Chile tiene una condición oceánica única, con una línea costera que se extiende por más de 4.000 km, y cuenta con más de 3,5 millones de km2 de superficie marina que constituyen una de las zonas económicas exclusivas (ZEE) más grandes del mundo. Esta condición ha marcado nuestra política exterior desde el inicio de la República, impulsándonos a tener un rol destacado en la adopción de las 200 millas de ZEE (fuimos pioneros en 1947 con Perú y Ecuador) y la negociación de lo que terminó en la Convención de Derecho del Mar que rige, como se dijo, las distintas categorías de zonas marítimas.
El tema de las 200 millas tuvo como causa inmediata la protección del recurso marino ante flotas pesqueras y balleneras extranjeras. Un paso adicional en esa dirección fue la creación en 1952 de la Comisión Permanente del Pacífico Sur (CPPS), un organismo intergubernamental por acuerdo entre Chile, Ecuador y Perú, al que se adhirió posteriormente Colombia en 1979. La misión de la CPPS es “facilitar, fortalecer y articular entre sus Estados miembros, la cooperación y coordinación política, técnica y científica para la conservación y uso sostenible del océano y sus recursos, en beneficio de sus pueblos.”
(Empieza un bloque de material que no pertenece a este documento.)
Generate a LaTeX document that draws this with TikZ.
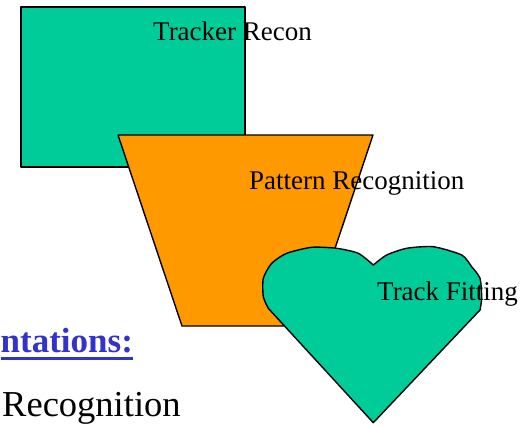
\documentclass[tikz,border=0pt]{standalone}
\usepackage{fontspec}
\setmainfont{Liberation Serif}
\definecolor{seagreen}{HTML}{00CC99}
\definecolor{amber}{HTML}{FF9900}
\definecolor{linkblue}{HTML}{3333CC}
\begin{document}
\begin{tikzpicture}[x=1pt,y=-1pt,
  outlined/.style={draw=black,line width=1.4pt,line join=round},
  stagetext/.style={inner sep=0pt,anchor=base west,font=\fontsize{27}{30}\selectfont},
  bigtext/.style={inner sep=0pt,anchor=base west,font=\fontsize{36.5}{40}\selectfont}]
\useasboundingbox (0,0) rectangle (522,424);

% stage boxes
\draw[outlined,fill=seagreen] (21,7) rectangle (245,167);
\draw[outlined,fill=amber] (118,135) -- (373,135) -- (309,326) -- (182,326) -- cycle;
\draw[outlined,fill=seagreen]
  (373.3,265)
  -- plot[smooth,tension=0.4] coordinates {(373.3,265) (358.3,253.3) (336.7,248.3)
      (311.7,247.3) (286.7,253.3) (271.7,263.3) (263.3,278.3) (263.3,296.7) (268.3,308.3)}
  -- (373.3,422.7) -- (480,310)
  -- plot[smooth,tension=0.4] coordinates {(480,310) (481.7,298) (480,278.3)
      (471.7,266.7) (461.7,255) (433.3,246.7) (406.7,248.3) (386.7,255) (373.3,265)}
  -- cycle;

% labels
\node[stagetext] (tracker) at (153,40) {Tracker Recon};
\node[stagetext] (pattern) at (249,189) {Pattern Recognition};
\node[stagetext] (fitting) at (377,300) {Track Fitting};
\node[bigtext,font=\fontsize{35}{40}\selectfont\bfseries,text=linkblue] (impl) at (0.5,352) {ntations:};
\draw[linkblue,line width=2.2pt] (impl.base west |- 0,358.5) -- (impl.base east |- 0,358.5);
\node[bigtext] (recog) at (2,416) {Recognition};
\end{tikzpicture}
\end{document}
La costa continental de Chile alberga dos grandes ecosistemas marinos de relevancia mundial: la Corriente de Humboldt, uno de los ecosistemas más productivos del planeta, y la corriente del Cabo de Hornos, en el extremo sur. Además, el país posee islas oceánicas con ecorregiones mundialmente destacadas por la abundancia de algunas especies y un alto nivel de endemismos.
Durante los últimos años, Chile ha demostrado un firme compromiso con la conservación y el uso sostenible de los ecosistemas marinos. Esto se ha traducido en la creación de Áreas Marinas Protegidas, aumentando su cobertura del 4% al 42% de la ZEE a través de 9 Parques Marinos (PM), 5 Reservas Marinas (RM), 13 Áreas Marinas Costeras Protegidas de Múltiples Usos (AMCP-MU) y 10 Santuarios de la Naturaleza (marinos y costeros).
¿Qué viene ahora?
El próximo paso es su suscripción, seguido de los procesos ratificatorios por parte de los Estados. Una vez que se alcance cierto número, entrará en vigor.
Chile, en línea con su histórica posición en favor de la gobernanza del océano y su activo rol, busca ser sede de la Secretaría del Tratado. Esta postulación es muy importante y es algo a destacar en un año “horribilis” para nuestra política exterior.
A pesar de que el tratado está lejos de lo que muchos científicos y la sociedad civil hubieran deseado, se da un paso en la dirección correcta para la conservación y uso sostenible de la naturaleza marina. Además, y como se mencionó al principio, ha dejado en evidencia, al menos en materia ambiental, la validez y eficacia de una aproximación multilateral.
Ahora que se cambiaron las principales autoridades de nuestra Cancillería, sería oportuno impulsar un proceso de diálogo para revisar nuestra política exterior, sus objetivos y medios, incluyendo cómo nos adaptamos a un multilateralismo cambiante, privilegiando las dimensiones directamente vinculadas con nuestro interés nacional y desistiendo de otras o reorientando nuestra acción.